Payroll Overpayment Challenges: Legal and Practical ImplicationsHR Resource
November 15, 2012 — 2,120 views
Payroll Overpayment Challenges: Legal and Practical Implications
Everybody makes mistakes. When dealing with payroll, however, mistakes can be difficult to correct. Overpayment of wages due to human or technical error can be messy, regardless of whether the error was on the part of the employee or the employer. Many factors affect the employer’s ability to recoup overpayment of wages, including wage and hour rules, state statutes, deductions to the overpayment, and current employment status.
The Fair Labor Standards Act treats wage overpayment in terms of an advance or loan, allowing for employers to recoup the overpayment. This does not mean, however, that employers can just deduct the overpayment from future earnings. Many states have their own statutory language regarding wage repayment that specifies how an employer may recoup the overpayment. For example, employees may have to obtain written agreement from the employee to the repayment. States may also include language as to the amount of time employers have to recover overpayments.
Other factors include whether the employee is classified as exempt or nonexempt, and whether they belong to a union. Because many exempt employees are paid based on their position, rather than hours worked, wage overpayments may be more difficult to recoup. Statutory language may specify instances under which overpayments may be recovered for exempt employees. Anything outside of that scope may be problematic. If employees are covered by a collective bargaining agreement, employers should refer to that agreement for guidance, and may expect the union to move through the grievance process before a resolution is reached.
The current status of the employee may also complicate matters. Current employees may have their future wages reduced in order to repay an overpayment; this is not an option for former employees. Therefore, it may be more difficult to recover overpaid wages from former employees.
Taxes and other deductions such as for 401k or other benefits must also be taken into account. The IRS has rules regarding wage repayment, and employers should be aware of these.

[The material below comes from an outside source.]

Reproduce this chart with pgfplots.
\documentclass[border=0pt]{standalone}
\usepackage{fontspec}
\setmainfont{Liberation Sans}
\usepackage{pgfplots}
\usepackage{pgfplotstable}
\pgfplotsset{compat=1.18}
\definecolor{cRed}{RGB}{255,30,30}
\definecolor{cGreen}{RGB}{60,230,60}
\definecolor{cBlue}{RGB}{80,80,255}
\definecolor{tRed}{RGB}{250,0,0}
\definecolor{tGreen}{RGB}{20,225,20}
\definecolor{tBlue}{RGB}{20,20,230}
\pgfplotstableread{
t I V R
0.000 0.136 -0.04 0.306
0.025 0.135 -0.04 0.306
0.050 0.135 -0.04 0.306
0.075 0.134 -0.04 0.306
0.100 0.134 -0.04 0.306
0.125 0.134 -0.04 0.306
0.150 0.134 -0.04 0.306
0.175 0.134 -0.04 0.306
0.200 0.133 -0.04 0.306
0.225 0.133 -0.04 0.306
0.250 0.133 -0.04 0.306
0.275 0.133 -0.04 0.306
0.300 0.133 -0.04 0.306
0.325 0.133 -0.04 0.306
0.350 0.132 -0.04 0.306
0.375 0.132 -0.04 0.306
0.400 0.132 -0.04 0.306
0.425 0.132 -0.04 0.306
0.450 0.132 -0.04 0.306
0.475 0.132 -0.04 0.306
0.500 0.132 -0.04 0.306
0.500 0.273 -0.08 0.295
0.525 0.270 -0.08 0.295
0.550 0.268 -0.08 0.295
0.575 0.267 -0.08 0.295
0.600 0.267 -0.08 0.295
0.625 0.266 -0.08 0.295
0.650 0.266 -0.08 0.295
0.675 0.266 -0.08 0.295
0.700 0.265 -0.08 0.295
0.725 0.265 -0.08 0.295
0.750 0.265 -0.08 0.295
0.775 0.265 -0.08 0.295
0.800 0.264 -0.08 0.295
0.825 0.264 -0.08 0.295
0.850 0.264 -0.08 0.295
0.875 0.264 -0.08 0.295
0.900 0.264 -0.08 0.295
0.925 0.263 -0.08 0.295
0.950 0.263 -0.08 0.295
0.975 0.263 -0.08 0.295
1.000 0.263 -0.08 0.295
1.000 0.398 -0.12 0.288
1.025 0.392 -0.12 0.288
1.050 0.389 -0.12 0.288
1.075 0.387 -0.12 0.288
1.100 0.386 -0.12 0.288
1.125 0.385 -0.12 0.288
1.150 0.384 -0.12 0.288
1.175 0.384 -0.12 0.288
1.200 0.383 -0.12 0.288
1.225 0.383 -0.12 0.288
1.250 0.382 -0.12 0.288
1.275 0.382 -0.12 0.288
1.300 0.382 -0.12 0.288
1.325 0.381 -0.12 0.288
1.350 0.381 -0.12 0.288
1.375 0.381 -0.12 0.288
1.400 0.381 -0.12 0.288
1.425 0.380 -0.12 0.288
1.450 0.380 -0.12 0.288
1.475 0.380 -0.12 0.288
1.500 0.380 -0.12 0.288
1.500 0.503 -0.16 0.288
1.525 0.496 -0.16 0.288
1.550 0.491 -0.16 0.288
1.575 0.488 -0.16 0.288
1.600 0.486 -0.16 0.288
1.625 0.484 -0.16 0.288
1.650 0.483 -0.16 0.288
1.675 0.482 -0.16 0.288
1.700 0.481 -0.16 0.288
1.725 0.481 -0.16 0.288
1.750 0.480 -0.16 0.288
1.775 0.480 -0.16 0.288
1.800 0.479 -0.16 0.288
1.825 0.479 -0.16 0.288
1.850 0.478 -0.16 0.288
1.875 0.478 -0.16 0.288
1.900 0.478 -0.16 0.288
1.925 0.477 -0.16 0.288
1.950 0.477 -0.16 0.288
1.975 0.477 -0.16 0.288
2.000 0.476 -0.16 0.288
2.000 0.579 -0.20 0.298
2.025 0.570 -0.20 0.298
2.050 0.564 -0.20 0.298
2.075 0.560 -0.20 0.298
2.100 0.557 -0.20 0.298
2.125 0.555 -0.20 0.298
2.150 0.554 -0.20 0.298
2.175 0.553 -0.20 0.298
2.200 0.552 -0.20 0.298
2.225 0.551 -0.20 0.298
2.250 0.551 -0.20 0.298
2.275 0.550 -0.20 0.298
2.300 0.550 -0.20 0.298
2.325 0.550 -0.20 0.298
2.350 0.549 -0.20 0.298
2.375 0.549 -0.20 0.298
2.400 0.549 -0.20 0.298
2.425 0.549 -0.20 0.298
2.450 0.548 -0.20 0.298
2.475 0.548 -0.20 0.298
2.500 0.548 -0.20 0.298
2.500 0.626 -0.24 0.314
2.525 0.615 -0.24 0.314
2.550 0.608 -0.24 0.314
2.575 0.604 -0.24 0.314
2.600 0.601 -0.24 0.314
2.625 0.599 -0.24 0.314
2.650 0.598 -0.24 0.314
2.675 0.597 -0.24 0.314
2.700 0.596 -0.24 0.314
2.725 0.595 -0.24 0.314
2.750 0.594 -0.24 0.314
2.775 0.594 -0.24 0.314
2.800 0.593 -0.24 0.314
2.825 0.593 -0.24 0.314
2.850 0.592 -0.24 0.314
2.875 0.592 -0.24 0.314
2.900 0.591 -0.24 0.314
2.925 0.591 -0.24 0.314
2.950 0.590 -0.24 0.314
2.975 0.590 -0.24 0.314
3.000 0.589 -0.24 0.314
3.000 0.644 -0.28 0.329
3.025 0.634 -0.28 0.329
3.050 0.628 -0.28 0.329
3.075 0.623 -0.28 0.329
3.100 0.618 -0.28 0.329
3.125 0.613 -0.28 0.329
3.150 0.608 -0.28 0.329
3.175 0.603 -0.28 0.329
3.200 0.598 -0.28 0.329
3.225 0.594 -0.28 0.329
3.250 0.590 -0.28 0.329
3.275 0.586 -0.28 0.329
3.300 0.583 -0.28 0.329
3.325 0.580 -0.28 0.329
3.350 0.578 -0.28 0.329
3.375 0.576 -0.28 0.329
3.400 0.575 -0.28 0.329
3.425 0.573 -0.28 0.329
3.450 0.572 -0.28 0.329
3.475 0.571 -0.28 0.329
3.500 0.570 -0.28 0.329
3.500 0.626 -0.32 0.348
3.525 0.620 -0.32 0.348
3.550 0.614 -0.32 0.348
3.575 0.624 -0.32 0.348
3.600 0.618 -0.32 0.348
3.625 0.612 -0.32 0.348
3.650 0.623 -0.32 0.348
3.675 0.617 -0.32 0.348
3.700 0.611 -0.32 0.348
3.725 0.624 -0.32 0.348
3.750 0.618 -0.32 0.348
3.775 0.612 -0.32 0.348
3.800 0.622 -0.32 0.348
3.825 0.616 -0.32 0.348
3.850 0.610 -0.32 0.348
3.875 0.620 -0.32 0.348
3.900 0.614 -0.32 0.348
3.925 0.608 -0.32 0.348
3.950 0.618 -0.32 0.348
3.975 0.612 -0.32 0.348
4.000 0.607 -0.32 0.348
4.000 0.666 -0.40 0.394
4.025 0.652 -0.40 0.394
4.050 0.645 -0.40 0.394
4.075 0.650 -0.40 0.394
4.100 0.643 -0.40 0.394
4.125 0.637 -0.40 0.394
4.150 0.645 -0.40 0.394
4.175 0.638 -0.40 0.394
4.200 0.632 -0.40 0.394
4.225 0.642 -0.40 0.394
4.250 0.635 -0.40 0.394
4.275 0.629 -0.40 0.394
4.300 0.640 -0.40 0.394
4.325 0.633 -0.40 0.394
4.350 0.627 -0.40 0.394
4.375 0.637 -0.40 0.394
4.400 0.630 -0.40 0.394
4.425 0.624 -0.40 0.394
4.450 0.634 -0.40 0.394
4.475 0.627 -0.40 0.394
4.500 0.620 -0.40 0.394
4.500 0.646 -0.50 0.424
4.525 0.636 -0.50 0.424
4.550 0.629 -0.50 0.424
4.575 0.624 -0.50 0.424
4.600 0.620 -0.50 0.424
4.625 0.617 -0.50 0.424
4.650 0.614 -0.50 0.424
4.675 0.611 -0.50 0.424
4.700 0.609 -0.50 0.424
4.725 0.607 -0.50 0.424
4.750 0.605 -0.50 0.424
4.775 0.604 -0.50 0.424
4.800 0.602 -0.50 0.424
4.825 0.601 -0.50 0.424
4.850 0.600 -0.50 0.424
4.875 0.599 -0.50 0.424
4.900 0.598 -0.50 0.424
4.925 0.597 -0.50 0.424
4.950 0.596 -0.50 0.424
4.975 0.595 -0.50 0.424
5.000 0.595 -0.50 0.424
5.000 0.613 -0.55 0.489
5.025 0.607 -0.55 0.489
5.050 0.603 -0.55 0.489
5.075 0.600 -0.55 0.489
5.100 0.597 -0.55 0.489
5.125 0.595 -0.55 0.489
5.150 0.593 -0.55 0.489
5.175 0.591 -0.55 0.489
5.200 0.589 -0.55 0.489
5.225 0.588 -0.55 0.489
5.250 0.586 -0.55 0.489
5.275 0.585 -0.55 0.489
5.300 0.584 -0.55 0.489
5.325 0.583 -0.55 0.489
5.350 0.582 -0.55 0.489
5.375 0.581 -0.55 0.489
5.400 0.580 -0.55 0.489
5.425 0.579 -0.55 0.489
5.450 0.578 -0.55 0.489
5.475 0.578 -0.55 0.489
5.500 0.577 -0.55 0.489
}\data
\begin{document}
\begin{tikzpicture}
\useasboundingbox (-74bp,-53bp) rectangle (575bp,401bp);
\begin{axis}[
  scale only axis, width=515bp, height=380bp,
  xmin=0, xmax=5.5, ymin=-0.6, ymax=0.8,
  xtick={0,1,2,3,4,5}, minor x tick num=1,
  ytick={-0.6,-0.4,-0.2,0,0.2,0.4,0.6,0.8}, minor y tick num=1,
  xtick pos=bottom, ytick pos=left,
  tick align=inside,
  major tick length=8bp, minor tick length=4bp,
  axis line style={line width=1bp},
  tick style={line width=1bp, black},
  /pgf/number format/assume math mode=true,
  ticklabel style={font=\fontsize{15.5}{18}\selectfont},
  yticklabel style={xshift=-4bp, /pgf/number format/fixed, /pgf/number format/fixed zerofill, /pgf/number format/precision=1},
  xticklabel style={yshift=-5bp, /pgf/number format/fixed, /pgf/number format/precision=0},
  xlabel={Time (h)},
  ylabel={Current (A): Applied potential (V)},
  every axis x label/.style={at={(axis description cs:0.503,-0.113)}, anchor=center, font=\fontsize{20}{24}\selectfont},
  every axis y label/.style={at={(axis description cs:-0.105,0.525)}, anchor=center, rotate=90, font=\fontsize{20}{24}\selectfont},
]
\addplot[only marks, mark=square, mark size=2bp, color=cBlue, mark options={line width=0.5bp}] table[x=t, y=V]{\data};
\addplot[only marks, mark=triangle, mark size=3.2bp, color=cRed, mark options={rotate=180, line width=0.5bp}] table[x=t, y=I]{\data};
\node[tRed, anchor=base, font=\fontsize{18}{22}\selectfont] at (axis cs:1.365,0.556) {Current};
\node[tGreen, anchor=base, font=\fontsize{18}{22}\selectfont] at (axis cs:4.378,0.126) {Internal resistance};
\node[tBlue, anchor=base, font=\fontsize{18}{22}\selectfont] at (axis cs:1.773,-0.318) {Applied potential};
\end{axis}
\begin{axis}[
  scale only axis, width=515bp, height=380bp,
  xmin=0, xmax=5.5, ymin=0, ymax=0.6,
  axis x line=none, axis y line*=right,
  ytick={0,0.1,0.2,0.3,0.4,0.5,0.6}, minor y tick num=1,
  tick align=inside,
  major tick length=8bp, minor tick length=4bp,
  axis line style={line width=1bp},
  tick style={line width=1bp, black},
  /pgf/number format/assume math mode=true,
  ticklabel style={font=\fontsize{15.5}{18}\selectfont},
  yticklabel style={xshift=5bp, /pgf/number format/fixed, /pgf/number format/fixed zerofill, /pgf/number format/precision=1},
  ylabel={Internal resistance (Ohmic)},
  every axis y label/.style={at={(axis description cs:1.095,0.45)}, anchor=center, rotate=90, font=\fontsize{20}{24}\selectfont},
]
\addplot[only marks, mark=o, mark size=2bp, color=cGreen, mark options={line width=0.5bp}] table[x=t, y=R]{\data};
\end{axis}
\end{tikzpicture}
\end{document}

Whether they are required by statute to notify their employees or seek consent to repay, employers should let employees know about any overpayments as soon as they are discovered. Employers should include the amount overpaid, timeframe during which the overpayment occurred and information about taxes and other deductions. Most employees will understand that a mistake has been made and want to rectify the situation. Often, employees will agree to a reasonable repayment schedule.